◆ TASK REQUIREMENTS
Below is a listing to write out in full, exactly as given, without its pictures.

◆ DATASET SECTION
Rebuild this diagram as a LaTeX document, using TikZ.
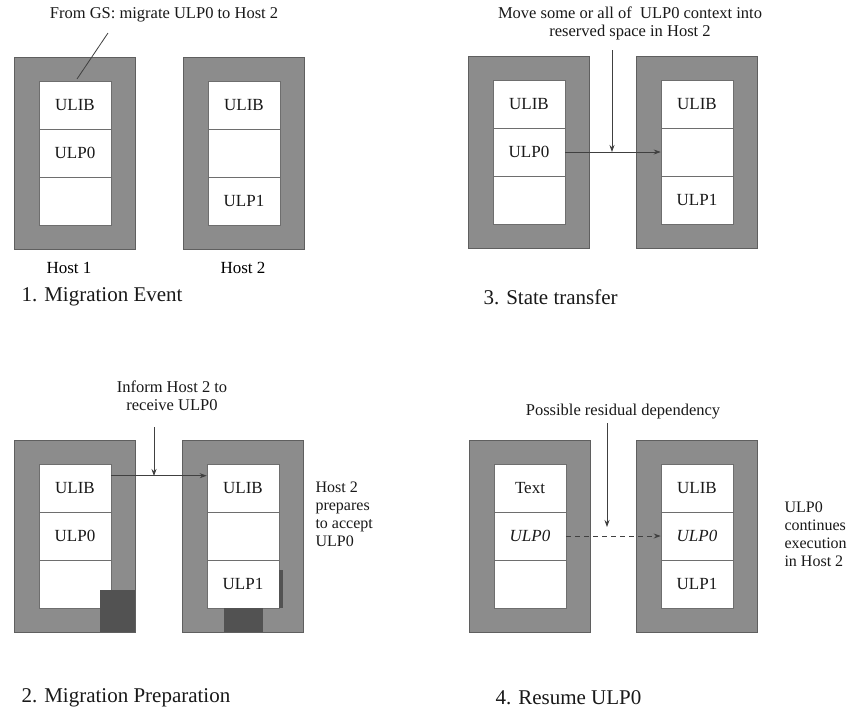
\documentclass[tikz,border=0pt]{standalone}
\usepackage{fontspec}
\setmainfont{Liberation Serif}
\usepackage{xcolor}
\usepackage{tikz}
\usetikzlibrary{arrows.meta, positioning, calc}
\definecolor{MigGrey}{RGB}{140, 140, 140}
\definecolor{MigEdge}{RGB}{95, 95, 95}
\definecolor{MigLine}{RGB}{110, 110, 110}
\definecolor{MigDark}{RGB}{82, 82, 82}
\definecolor{MigText}{RGB}{25, 25, 25}

\begin{document}
\begin{tikzpicture}[x=1pt,y=-1pt,
    host/.style={draw=MigEdge, line width=0.6pt, fill=MigGrey, minimum width=121pt, minimum height=192pt, inner sep=0pt},
    cell/.style={draw=MigLine, line width=0.6pt, fill=white, minimum width=72pt, minimum height=48pt, inner sep=0pt, font=\fontsize{17}{19}\selectfont, text=MigText},
    note/.style={align=center, font=\fontsize{16.5}{18}\selectfont, text=MigText},
    side/.style={align=left, anchor=west, font=\fontsize{16}{18}\selectfont, text=MigText},
    caption/.style={anchor=west, font=\fontsize{21}{23}\selectfont, text=MigText},
    link/.style={draw=black!75, line width=0.8pt, -{Stealth[length=7pt,width=5pt]}}]
  \path[use as bounding box] (0,0) rectangle (860,710);
  \fill[white] (0,0) rectangle (860,710);

  \foreach \n/\x/\y/\ta/\tb/\tc in {
      ma/75/153/ULIB/ULP0/{},
      mb/244/153/ULIB/{}/ULP1,
      sa/529/152/ULIB/ULP0/{},
      sb/697/152/ULIB/{}/ULP1,
      pa/75/536/ULIB/ULP0/{},
      pb/243/536/ULIB/{}/ULP1,
      ra/530/536/Text/\textit{ULP0}/{},
      rb/697/536/ULIB/\textit{ULP0}/ULP1}{
    \node[host] (\n) at (\x,\y) {};
    \node[cell] (\n-1) at (\x,\y-48) {\ta};
    \node[cell] (\n-2) at (\x,\y) {\tb};
    \node[cell] (\n-3) at (\x,\y+48) {\tc};
  }

  \fill[MigDark] (100,590) rectangle (135,632);
  \fill[MigDark] (224,608) rectangle (263,632);
  \fill[MigDark] (279,570) rectangle (283,608);

  \node[note] (gs) at (164,15) {From GS: migrate ULP0 to Host 2};
  \coordinate (gsend) at (77,79);
  \draw[draw=black!75, line width=0.8pt] (108,33) -- (gsend);
  \node (ma-lbl) at (69,268) {\fontsize{17}{19}\selectfont Host 1};
  \node (mb-lbl) at (243,268) {\fontsize{17}{19}\selectfont Host 2};
  \node[caption] (cap1) at (18,297) {1. Migration Event};

  \node[note] (mv) at (630,23) {Move some or all of \ ULP0 context into\\reserved space in Host 2};
  \coordinate (mvdrop) at (612,152);
  \draw[link] (sa-2.east) -- (sb-2.west);
  \draw[link] (612,50) -- (mvdrop);
  \node[caption] (cap3) at (480,297) {3. State transfer};

  \node[note] (inf) at (172,396) {Inform Host 2 to\\receive ULP0};
  \coordinate (infdrop) at (154,476);
  \draw[link] ([yshift=-12pt]pa-1.north east) -- ([yshift=-12pt]pb-1.north west);
  \draw[link] (154,427) -- (infdrop);
  \node[side] (prep) at (312,514) {Host 2\\prepares\\to accept\\ULP0};
  \node[caption] (cap2) at (18,698) {2. Migration Preparation};

  \node[note] (res) at (623,412) {Possible residual dependency};
  \coordinate (resdrop) at (607,527);
  \draw[link, line width=1pt, dash pattern=on 5pt off 4pt] (ra-2.east) -- (rb-2.west);
  \draw[link] (607,423) -- (resdrop);
  \node[side] (cont) at (781,534) {ULP0\\continues\\execution\\in Host 2};
  \node[caption] (cap4) at (492,698) {4. Resume ULP0};
\end{tikzpicture}
\end{document}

◆ SOLUTION BELOW
Rebuild this diagram as a LaTeX document, using TikZ.
\documentclass[tikz,border=0pt]{standalone}
\usepackage{fontspec}
\setmainfont{Liberation Serif}
\usepackage{xcolor}
\usepackage{tikz}
\usetikzlibrary{arrows.meta, positioning, calc}
\definecolor{MigGrey}{RGB}{140, 140, 140}
\definecolor{MigEdge}{RGB}{95, 95, 95}
\definecolor{MigLine}{RGB}{110, 110, 110}
\definecolor{MigDark}{RGB}{82, 82, 82}
\definecolor{MigText}{RGB}{25, 25, 25}

\begin{document}
\begin{tikzpicture}[x=1pt,y=-1pt,
    host/.style={draw=MigEdge, line width=0.6pt, fill=MigGrey, minimum width=121pt, minimum height=192pt, inner sep=0pt},
    cell/.style={draw=MigLine, line width=0.6pt, fill=white, minimum width=72pt, minimum height=48pt, inner sep=0pt, font=\fontsize{17}{19}\selectfont, text=MigText},
    note/.style={align=center, font=\fontsize{16.5}{18}\selectfont, text=MigText},
    side/.style={align=left, anchor=west, font=\fontsize{16}{18}\selectfont, text=MigText},
    caption/.style={anchor=west, font=\fontsize{21}{23}\selectfont, text=MigText},
    link/.style={draw=black!75, line width=0.8pt, -{Stealth[length=7pt,width=5pt]}}]
  \path[use as bounding box] (0,0) rectangle (860,710);
  \fill[white] (0,0) rectangle (860,710);

  \foreach \n/\x/\y/\ta/\tb/\tc in {
      ma/75/153/ULIB/ULP0/{},
      mb/244/153/ULIB/{}/ULP1,
      sa/529/152/ULIB/ULP0/{},
      sb/697/152/ULIB/{}/ULP1,
      pa/75/536/ULIB/ULP0/{},
      pb/243/536/ULIB/{}/ULP1,
      ra/530/536/Text/\textit{ULP0}/{},
      rb/697/536/ULIB/\textit{ULP0}/ULP1}{
    \node[host] (\n) at (\x,\y) {};
    \node[cell] (\n-1) at (\x,\y-48) {\ta};
    \node[cell] (\n-2) at (\x,\y) {\tb};
    \node[cell] (\n-3) at (\x,\y+48) {\tc};
  }

  \fill[MigDark] (100,590) rectangle (135,632);
  \fill[MigDark] (224,608) rectangle (263,632);
  \fill[MigDark] (279,570) rectangle (283,608);

  \node[note] (gs) at (164,15) {From GS: migrate ULP0 to Host 2};
  \coordinate (gsend) at (77,79);
  \draw[draw=black!75, line width=0.8pt] (108,33) -- (gsend);
  \node (ma-lbl) at (69,268) {\fontsize{17}{19}\selectfont Host 1};
  \node (mb-lbl) at (243,268) {\fontsize{17}{19}\selectfont Host 2};
  \node[caption] (cap1) at (18,297) {1. Migration Event};

  \node[note] (mv) at (630,23) {Move some or all of \ ULP0 context into\\reserved space in Host 2};
  \coordinate (mvdrop) at (612,152);
  \draw[link] (sa-2.east) -- (sb-2.west);
  \draw[link] (612,50) -- (mvdrop);
  \node[caption] (cap3) at (480,297) {3. State transfer};

  \node[note] (inf) at (172,396) {Inform Host 2 to\\receive ULP0};
  \coordinate (infdrop) at (154,476);
  \draw[link] ([yshift=-12pt]pa-1.north east) -- ([yshift=-12pt]pb-1.north west);
  \draw[link] (154,427) -- (infdrop);
  \node[side] (prep) at (312,514) {Host 2\\prepares\\to accept\\ULP0};
  \node[caption] (cap2) at (18,698) {2. Migration Preparation};

  \node[note] (res) at (623,412) {Possible residual dependency};
  \coordinate (resdrop) at (607,527);
  \draw[link, line width=1pt, dash pattern=on 5pt off 4pt] (ra-2.east) -- (rb-2.west);
  \draw[link] (607,423) -- (resdrop);
  \node[side] (cont) at (781,534) {ULP0\\continues\\execution\\in Host 2};
  \node[caption] (cap4) at (492,698) {4. Resume ULP0};
\end{tikzpicture}
\end{document}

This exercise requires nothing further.